--- COLLECTED MATERIAL ---
>>>>>

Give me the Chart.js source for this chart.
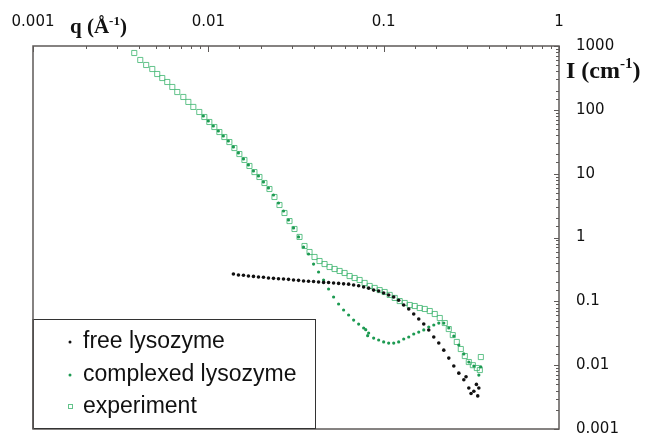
<!DOCTYPE html>
<html>
<head>
<meta charset="utf-8">
<script src="https://cdn.jsdelivr.net/npm/chart.js@4.4.1/dist/chart.umd.min.js"></script>
<style>
  html, body { margin: 0; padding: 0; background: #fff; }
  #wrap { width: 647px; height: 438px; position: relative; }
</style>
</head>
<body>
<div id="wrap"><canvas id="c"></canvas></div>
<script>
// free lysozyme (black dots)
const qFree = [0.01390,0.01485,0.01586,0.01693,0.01809,0.01932,0.02063,0.02203,0.02353,0.02513,
  0.02684,0.02866,0.03061,0.03269,0.03492,0.03729,0.03983,0.04253,0.04543,0.04851,
  0.05181,0.05533,0.05910,0.06312,0.06741,0.07199,0.07689,0.08211,0.08769,0.09366,
  0.1000,0.1068,0.1141,0.1218,0.1301,0.1390,0.1484,0.1585,0.1693,0.1808,
  0.1931,0.2062,0.2202,0.2352,0.2512,0.2683,0.2865,0.3060,0.3268,0.3490,
  0.2950,0.3150,0.3380,0.3440];
const iFree = [0.268,0.258,0.256,0.249,0.246,0.240,0.238,0.232,0.229,0.226,
  0.224,0.221,0.216,0.213,0.208,0.206,0.204,0.201,0.198,0.197,
  0.194,0.191,0.188,0.186,0.180,0.175,0.168,0.161,0.150,0.145,
  0.135,0.126,0.117,0.104,0.0876,0.0759,0.0633,0.0528,0.0441,0.0355,
  0.0276,0.0222,0.0172,0.0129,0.0097,0.0075,0.0059,0.0044,0.0039,0.0044,
  0.0066,0.0036,0.0050,0.0033];

// complexed lysozyme (green dots)
const qCplx = [0.00937,0.01000,0.01068,0.01141,0.01218,0.01301,0.01390,0.01485,0.01586,0.01693,
  0.01809,0.01932,0.02063,0.02203,0.02353,0.02513,0.02684,0.02866,0.03061,0.03269,
  0.03492,0.03729,0.03983,0.04253,0.04543,0.04851,0.05181,0.05533,0.05910,0.06312,
  0.06741,0.07199,0.07689,0.08211,0.08769,0.09366,0.1000,0.1068,0.1141,0.1218,
  0.1301,0.1390,0.1484,0.1585,0.1693,0.1808,0.1931,0.2062,0.2202,0.2352,
  0.2512,0.2683,0.2865,0.3060,0.3268,0.3490,0.3580,0.0790,0.0810];
const iCplx = [80.1,66.8,55.8,46.6,38.9,32.5,26.2,21.1,17.0,13.7,
  11.0,9.19,7.40,5.96,4.63,3.47,2.60,1.88,1.41,1.02,
  0.710,0.551,0.384,0.288,0.216,0.156,0.117,0.0908,0.0731,0.0611,
  0.0509,0.0441,0.0382,0.0319,0.0266,0.0248,0.0231,0.0222,0.0222,0.0231,
  0.0257,0.0276,0.0308,0.0330,0.0356,0.0396,0.0426,0.0457,0.0457,0.0382,
  0.0286,0.0207,0.0150,0.0112,0.0097,0.0070,0.0094,0.0360,0.0290];

// experiment (hollow squares)
const qExp = [0.00378,0.00409,0.00442,0.00479,0.00511,0.00546,0.00583,0.00623,0.00665,0.00720,
  0.00769,0.00821,0.00888,0.00949,0.01013,0.01082,0.01156,0.01234,0.01318,0.01408,
  0.01503,0.01606,0.01715,0.01832,0.01956,0.02089,0.02231,0.02383,0.02545,0.02718,
  0.02903,0.03100,0.03311,0.03536,0.03777,0.04033,0.04308,0.04601,0.04913,0.05248,
  0.05605,0.05985,0.06392,0.06827,0.07291,0.07787,0.08318,0.08884,0.09487,0.1013,
  0.1082,0.1156,0.1234,0.1318,0.1408,0.1503,0.1606,0.1715,0.1832,0.1956,
  0.2089,0.2231,0.2351,0.2479,0.2613,0.2754,0.2903,0.3059,0.3226,0.3399,
  0.3536,0.3583];
const iExp = [777,604,504,436,364,315,273,228,190,159,
  133,111,92.5,77.2,64.5,53.8,44.9,37.5,31.3,25.2,
  20.3,16.4,13.2,10.6,8.87,7.14,5.75,4.31,3.23,2.42,
  1.81,1.36,1.02,0.736,0.593,0.495,0.428,0.384,0.345,0.321,
  0.299,0.278,0.249,0.232,0.216,0.194,0.174,0.162,0.150,0.140,
  0.126,0.113,0.101,0.0942,0.0876,0.0845,0.0786,0.0759,0.0705,0.0633,
  0.0548,0.0457,0.0368,0.0296,0.0231,0.0179,0.0139,0.0112,0.0100,0.00902,
  0.00839,0.0134];

const seriesNames = ["free lysozyme","complexed lysozyme","experiment"];

const pts = (qs, is) => qs.map((q, k) => ({x: q, y: is[k]}));
const isDecade = v => { const l = Math.log10(v); return Math.abs(l - Math.round(l)) < 1e-6; };

// tick marks pointing inward, frame, axis titles and the boxed legend
const framePlugin = {
  id: 'frame',
  afterDraw(chart) {
    const ctx = chart.ctx, a = chart.chartArea;
    const xs = chart.scales.x, ys = chart.scales.y;
    ctx.save();
    ctx.strokeStyle = '#5e5a58';
    ctx.lineWidth = 1.5;
    ctx.strokeRect(a.left, a.top, a.right - a.left, a.bottom - a.top);
    ctx.lineWidth = 1;
    ctx.beginPath();
    xs.ticks.forEach(t => {
      const px = Math.round(xs.getPixelForValue(t.value)) + 0.5;
      const len = isDecade(t.value) ? 6 : 3;
      ctx.moveTo(px, a.top); ctx.lineTo(px, a.top + len);
    });
    ys.ticks.forEach(t => {
      const py = Math.round(ys.getPixelForValue(t.value)) + 0.5;
      const len = isDecade(t.value) ? 5 : 3;
      ctx.moveTo(a.right, py); ctx.lineTo(a.right - len, py);
    });
    ctx.stroke();

    // axis titles
    const title = (x, y, main, sup, tail, size) => {
      ctx.fillStyle = '#111';
      ctx.textBaseline = 'alphabetic';
      ctx.textAlign = 'left';
      ctx.font = `bold ${size}px "Liberation Serif"`;
      ctx.fillText(main, x, y);
      x += ctx.measureText(main).width;
      ctx.font = `bold ${Math.round(size * 0.62)}px "Liberation Serif"`;
      ctx.fillText(sup, x, y - size * 0.4);
      x += ctx.measureText(sup).width;
      ctx.font = `bold ${size}px "Liberation Serif"`;
      ctx.fillText(tail, x, y);
    };
    title(70, 33, 'q (Å', '-1', ')', 21);
    title(566, 78, 'I (cm', '-1', ')', 24);

    // legend
    const lx = 33, ly = 319, lw = 282, lh = 109;
    ctx.fillStyle = '#fff';
    ctx.fillRect(lx, ly, lw, lh);
    ctx.strokeStyle = '#333';
    ctx.lineWidth = 1;
    ctx.strokeRect(lx + 0.5, ly + 0.5, lw, lh);
    ctx.strokeStyle = '#5e5a58';
    ctx.lineWidth = 1.5;
    ctx.beginPath(); ctx.moveTo(a.left, ly); ctx.lineTo(a.left, a.bottom); ctx.stroke();
    const rows = [342, 375, 407];
    chart.data.datasets.forEach((ds, k) => {
      const y = rows[k];
      if (ds.pointStyle === 'rect') {
        ctx.strokeStyle = ds.borderColor; ctx.lineWidth = 1;
        ctx.strokeRect(68.5, y - 2.5, 4, 4);
      } else {
        ctx.fillStyle = ds.backgroundColor;
        ctx.beginPath(); ctx.arc(70, y, 1.5, 0, Math.PI * 2); ctx.fill();
      }
      ctx.fillStyle = '#111';
      ctx.font = '23px "Liberation Sans"';
      ctx.textBaseline = 'alphabetic';
      ctx.fillText(ds.label, 83, y + 6);
    });
    ctx.restore();
  }
};

new Chart(document.getElementById('c'), {
  type: 'scatter',
  data: {
    datasets: [
      { label: seriesNames[0], data: pts(qFree, iFree), pointStyle: 'circle', pointRadius: 1.8,
        backgroundColor: '#111', borderColor: '#111', borderWidth: 0, order: 1 },
      { label: seriesNames[1], data: pts(qCplx, iCplx), pointStyle: 'circle', pointRadius: 1.6,
        backgroundColor: '#1d9a52', borderColor: '#1d9a52', borderWidth: 0, order: 2 },
      { label: seriesNames[2], data: pts(qExp, iExp), pointStyle: 'rect', pointRadius: 3.6,
        backgroundColor: 'rgba(255,255,255,0)', borderColor: 'rgba(60,180,110,0.8)', borderWidth: 1, order: 3 }
    ]
  },
  options: {
    responsive: true,
    maintainAspectRatio: false,
    animation: false,
    layout: { padding: { left: 33, right: 0, top: 0, bottom: 9 } },
    plugins: { legend: { display: false }, tooltip: { enabled: false } },
    scales: {
      x: {
        type: 'logarithmic', position: 'top', min: 0.001, max: 1,
        grid: { display: false, drawTicks: false },
        border: { display: false },
        ticks: {
          autoSkip: false, maxRotation: 0, padding: 15, color: '#111',
          font: { family: '"DejaVu Sans"', size: 15 },
          callback: v => isDecade(v) ? String(v) : ''
        },
        afterFit: s => { s.height = 46; s.paddingLeft = 0; s.paddingRight = 0; }
      },
      y: {
        type: 'logarithmic', position: 'right', min: 0.001, max: 1000,
        grid: { display: false, drawTicks: false },
        border: { display: false },
        ticks: {
          autoSkip: false, padding: 17, color: '#111',
          font: { family: '"DejaVu Sans"', size: 15 },
          callback: v => isDecade(v) ? String(v) : ''
        },
        afterFit: s => { s.width = 88; s.paddingTop = 0; s.paddingBottom = 0; }
      }
    }
  },
  plugins: [framePlugin]
});
</script>
</body>
</html>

<<<<<

Pictures are excluded: retype only the lines from the beginning of the listing above through the line with "0.0066,0.0036,0.0050,0.0033];", both included.

--- OUTPUT FOR THIS EXERCISE ---
Give me the Chart.js source for this chart.
<!DOCTYPE html>
<html>
<head>
<meta charset="utf-8">
<script src="https://cdn.jsdelivr.net/npm/chart.js@4.4.1/dist/chart.umd.min.js"></script>
<style>
  html, body { margin: 0; padding: 0; background: #fff; }
  #wrap { width: 647px; height: 438px; position: relative; }
</style>
</head>
<body>
<div id="wrap"><canvas id="c"></canvas></div>
<script>
// free lysozyme (black dots)
const qFree = [0.01390,0.01485,0.01586,0.01693,0.01809,0.01932,0.02063,0.02203,0.02353,0.02513,
  0.02684,0.02866,0.03061,0.03269,0.03492,0.03729,0.03983,0.04253,0.04543,0.04851,
  0.05181,0.05533,0.05910,0.06312,0.06741,0.07199,0.07689,0.08211,0.08769,0.09366,
  0.1000,0.1068,0.1141,0.1218,0.1301,0.1390,0.1484,0.1585,0.1693,0.1808,
  0.1931,0.2062,0.2202,0.2352,0.2512,0.2683,0.2865,0.3060,0.3268,0.3490,
  0.2950,0.3150,0.3380,0.3440];
const iFree = [0.268,0.258,0.256,0.249,0.246,0.240,0.238,0.232,0.229,0.226,
  0.224,0.221,0.216,0.213,0.208,0.206,0.204,0.201,0.198,0.197,
  0.194,0.191,0.188,0.186,0.180,0.175,0.168,0.161,0.150,0.145,
  0.135,0.126,0.117,0.104,0.0876,0.0759,0.0633,0.0528,0.0441,0.0355,
  0.0276,0.0222,0.0172,0.0129,0.0097,0.0075,0.0059,0.0044,0.0039,0.0044,
  0.0066,0.0036,0.0050,0.0033];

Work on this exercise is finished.